The Invitation to Pure Light Fellowship
Here's where it gets personal and challenging: God calls each of us into what we might call "pure light fellowship" with Him—a relationship where there is no darkness at all, where every dot can be seen, addressed, and cleansed.

First John 1:3-4 extends this remarkable invitation: "We proclaim to you what we have seen and heard, so that you also may have fellowship with us. And our fellowship is with the Father and with his Son, Jesus Christ. We write this to make your joy complete."

Complete joy. Not happiness dependent on circumstances, but deep, abiding joy that comes from walking in authentic relationship with our Creator through His Son, Jesus Christ. This joy flows from bringing our dots—all of them—into His pure light.

Why We Resist the Light
If this fellowship brings complete joy, why do we resist it? The answer is uncomfortably simple: we love our dots more than we think we do.

Jesus himself identified this resistance: "Light has come into the world, but people loved darkness instead of light because their deeds were evil.
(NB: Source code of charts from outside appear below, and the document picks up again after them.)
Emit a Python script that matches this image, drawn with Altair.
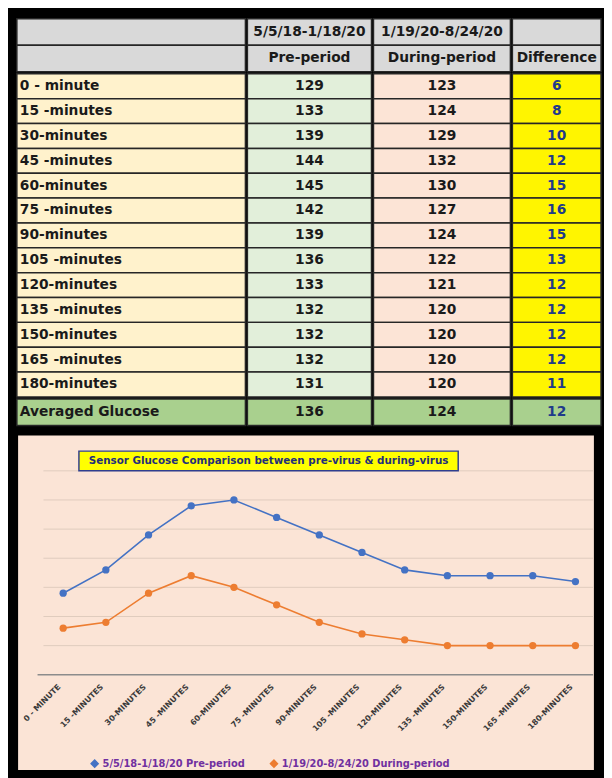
import altair as alt
import pandas as pd

# ---------------- data ----------------
ROW_LABELS = ["0 - minute", "15 -minutes", "30-minutes", "45 -minutes", "60-minutes",
              "75 -minutes", "90-minutes", "105 -minutes", "120-minutes", "135 -minutes",
              "150-minutes", "165 -minutes", "180-minutes"]
PRE_PERIOD = [129, 133, 139, 144, 145, 142, 139, 136, 133, 132, 132, 132, 131]
DURING_PERIOD = [123, 124, 129, 132, 130, 127, 124, 122, 121, 120, 120, 120, 120]
DIFFERENCE = [6, 8, 10, 12, 15, 16, 15, 13, 12, 12, 12, 12, 11]
AVG_LABEL = "Averaged Glucose"
AVG_VALUES = [136, 124, 12]
HEADER_DATES = ["", "5/5/18-1/18/20", "1/19/20-8/24/20", ""]
HEADER_NAMES = ["", "Pre-period", "During-period", "Difference"]
SERIES = ["5/5/18-1/18/20 Pre-period", "1/19/20-8/24/20 During-period"]
TITLE = "Sensor Glucose Comparison between pre-virus & during-virus"
GRID_VALUES = [120, 125, 130, 135, 140, 145, 150]
BASE_VALUE = [115]

# ---------------- style ----------------
FONT = "DejaVu Sans"
COL_W = [232, 126, 139, 90]
H_HEAD, H_DATA, H_AVG = 54, 328, 27
GRAY = "#D9D9D9"
COL_FILLS = ["#FFF2CC", "#E2EFDA", "#FCE4D6", "#FFF500"]
AVG_FILL = "#A9D08E"
INK = "#1a1a1a"
NAVY = "#1F3A8A"
BLUE = "#4472C4"
ORANGE = "#ED7D31"
PEACH = "#FBE4D6"
CH_W, CH_H = 587, 342
BASE_Y = 244


def cell_panel(texts, width, height, fill, color, left=False, key="c"):
    df = pd.DataFrame({"r": list(range(len(texts))), "t": texts, "c": [key] * len(texts)})
    base = alt.Chart(df)
    ysc = alt.Scale(paddingInner=0, paddingOuter=0)
    xsc = alt.Scale(paddingInner=0, paddingOuter=0)
    y = alt.Y("r:O", axis=None, scale=ysc)
    rect = base.mark_rect(fill=fill, stroke="#262626", strokeWidth=1.5).encode(
        x=alt.X("c:N", axis=None, scale=xsc), y=y)
    if left:
        txt = base.mark_text(align="left", dx=3, font=FONT, fontWeight="bold",
                             fontSize=14, color=color).encode(
            x=alt.X("c:N", axis=None, scale=xsc, bandPosition=0), y=y, text="t:N")
    else:
        txt = base.mark_text(align="center", font=FONT, fontWeight="bold",
                             fontSize=14, color=color).encode(
            x=alt.X("c:N", axis=None, scale=xsc), y=y, text="t:N")
    return alt.layer(rect, txt).properties(width=width, height=height)


# header group
head_cols = []
for i in range(4):
    head_cols.append(cell_panel([HEADER_DATES[i], HEADER_NAMES[i]], COL_W[i], H_HEAD,
                                GRAY, INK, key=f"h{i}"))
head = alt.hconcat(*head_cols, spacing=0)

# data group
data_texts = [ROW_LABELS, [str(v) for v in PRE_PERIOD], [str(v) for v in DURING_PERIOD],
              [str(v) for v in DIFFERENCE]]
data_cols = []
for i in range(4):
    data_cols.append(cell_panel(data_texts[i], COL_W[i], H_DATA, COL_FILLS[i],
                                NAVY if i == 3 else INK, left=(i == 0), key=f"d{i}"))
data = alt.hconcat(*data_cols, spacing=0)

# average group
avg_texts = [[AVG_LABEL]] + [[str(v)] for v in AVG_VALUES]
avg_cols = []
for i in range(4):
    avg_cols.append(cell_panel(avg_texts[i], COL_W[i], H_AVG, AVG_FILL,
                               NAVY if i == 3 else INK, left=(i == 0), key=f"a{i}"))
avg = alt.hconcat(*avg_cols, spacing=0)

table = alt.vconcat(head, data, avg, spacing=0)

# ---------------- line chart ----------------
chart_df = pd.DataFrame({
    "minute": ROW_LABELS * 2,
    "series": [SERIES[0]] * len(ROW_LABELS) + [SERIES[1]] * len(ROW_LABELS),
    "glucose": PRE_PERIOD + DURING_PERIOD,
})

yscale = alt.Scale(domain=[115, 150], range=[BASE_Y, 37], zero=False, nice=False)
xscale = alt.Scale(type="point", range=[47, 567], padding=0)

xenc = alt.X("minute:N", sort=ROW_LABELS, scale=xscale, title=None,
             axis=alt.Axis(orient="bottom", offset=-(CH_H - BASE_Y), domain=False, ticks=False,
                           grid=False, labelAngle=315, labelAlign="right",
                           labelBaseline="middle", labelPadding=11, labelOffset=-4,
                           labelFont=FONT, labelFontSize=8, labelFontWeight="bold",
                           labelColor="#3A3A3A", labelExpr="upper(datum.label)"))
yenc = alt.Y("glucose:Q", scale=yscale, axis=None)
cenc = alt.Color("series:N", sort=SERIES,
                 scale=alt.Scale(domain=SERIES, range=[BLUE, ORANGE]),
                 legend=alt.Legend(orient="none", legendX=74, legendY=751,
                                   direction="horizontal", title=None, labelFont=FONT,
                                   labelFontSize=10, labelFontWeight="bold",
                                   labelColor="#7030A0", symbolType="diamond",
                                   symbolSize=50, columnPadding=22, labelOffset=3,
                                   labelLimit=300))

grid = alt.Chart(pd.DataFrame({"v": GRID_VALUES})).mark_rule(
    color="#E0CBBE", strokeWidth=1).encode(
    y=alt.Y("v:Q", scale=yscale, axis=None), x=alt.value(27), x2=alt.value(585))
baseline = alt.Chart(pd.DataFrame({"v": BASE_VALUE})).mark_rule(
    color="#8C8C8C", strokeWidth=1.5).encode(
    y=alt.Y("v:Q", scale=yscale, axis=None), x=alt.value(21), x2=alt.value(585))

lines = alt.Chart(chart_df).mark_line(strokeWidth=1.6).encode(x=xenc, y=yenc, color=cenc)
points = alt.Chart(chart_df).mark_point(filled=True, size=55, opacity=1).encode(
    x=xenc, y=yenc, color=cenc)

tdf = pd.DataFrame({"t": [TITLE]})
title_box = alt.Chart(tdf).mark_rect(fill="#FFFF00", stroke="#2F3E8F", strokeWidth=1.5).encode(
    x=alt.value(63), x2=alt.value(448), y=alt.value(17), y2=alt.value(37))
title_txt = alt.Chart(tdf).mark_text(font=FONT, fontWeight="bold", fontSize=10.5,
                                     color="#1F2F7A", align="center",
                                     baseline="middle").encode(
    x=alt.value(255.5), y=alt.value(27.5), text="t:N")

line_chart = alt.layer(grid, baseline, lines, points, title_box, title_txt).properties(
    width=CH_W, height=CH_H,
    view=alt.ViewBackground(fill=PEACH, stroke="black", strokeWidth=2.5))

chart = alt.vconcat(table, line_chart, spacing=6).properties(
    padding={"left": 7, "top": 4, "right": 2, "bottom": 0},
    background="black",
).configure_view(strokeWidth=0)

chart.save("out.html", embed_options={"renderer": "svg", "actions": False})
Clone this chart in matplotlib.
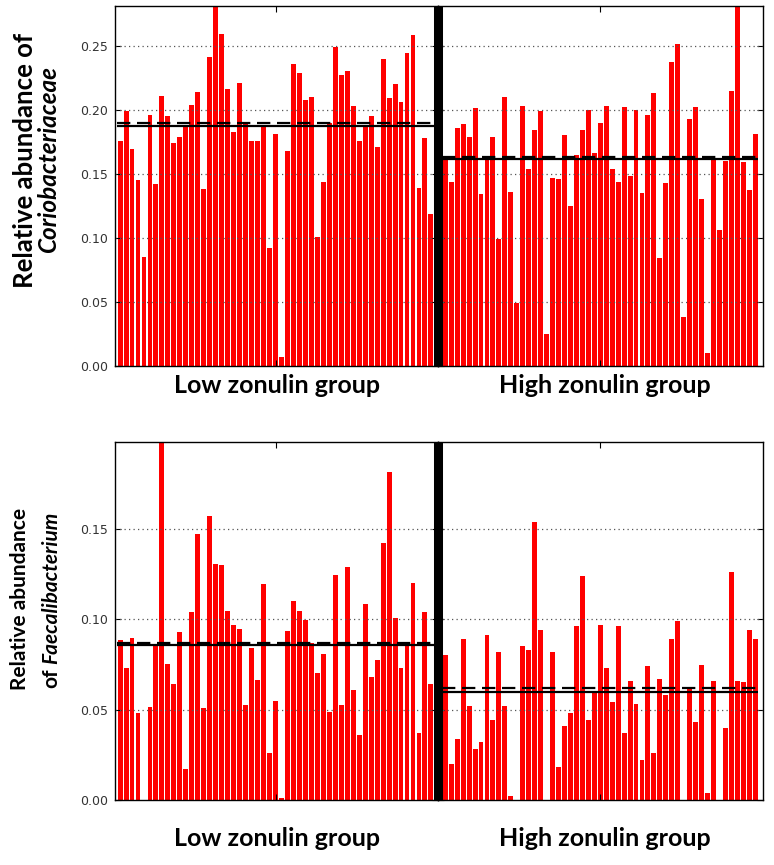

Everyone who does evil hates the light, and will not come into the light for fear that their deeds will be exposed" (John 3:19-20).

There's something oddly comfortable about remaining in control, even if that control is an illusion. Our dots represent our autonomy, our way of doing things, our rules rather than God's.

In C.S. Lewis's "The Lion, the Witch and the Wardrobe," when the children ask if Aslan the lion is safe, Mr. Beaver replies, "Safe? Who said anything about safe? 'Course he isn't safe. But he's good."

This captures our dilemma perfectly. We cannot trust God to always do things our way, to let us maintain control, to avoid uncomfortable change. That feels unsafe. But He is good—purely, completely, unfailingly good.

The Promise of Confession
Here's the transformative promise at the heart of this message: "If we confess our sins, he is faithful and just and will forgive us our sins and purify us from all unrighteousness" (1 John 1:9).

To confess means to agree with God—to see our dots the way He sees them, to acknowledge what His pure light reveals. And when we do, He doesn't condemn us. He cleanses us. The blood of Jesus "purifies us from all sin" (1 John 1:7).

This isn't a one-time event but a daily, lifelong journey. God doesn't expose all our dots at once—that would overwhelm us. Instead, He lovingly reveals them one at a time, as we're ready to surrender them, always with the purpose of setting us free and helping us grow in His love.

Red Dot Therapy
Want a practical way to identify when the control dot is active in your life? Pay attention to your reaction at red lights.

That traffic signal that makes you late, that interrupts your perfectly planned schedule, that forces you to stop when you want to go—it reveals something. Does frustration rise? Anger? Anxiety about not being in control?

These red lights offer what we might call "red dot therapy." They expose our need for control and our unresolved anger. They teach us humility and surrender. They remind us that even when we can't control our circumstances, we can trust the One who orchestrates all things for the good of those who love Him.

One Dot at a Time
The journey toward pure light fellowship isn't about perfection—it's about progression. One dot at a time. One confession at a time. One surrender at a time.

Don't let condemnation overwhelm you when you see your dots. They're already covered by the blood of Christ. God's not trying to show you how horrible you are; He's revealing how great He is and how deeply He loves you.

In our messy lives and our messy churches, Christ's love is growing in our hearts. The dots don't disqualify us—they're the very places where grace does its deepest work.

So embrace the mess. Bring your dots into the light. And watch as God's pure love transforms you, one beautiful, grace-filled moment at a time.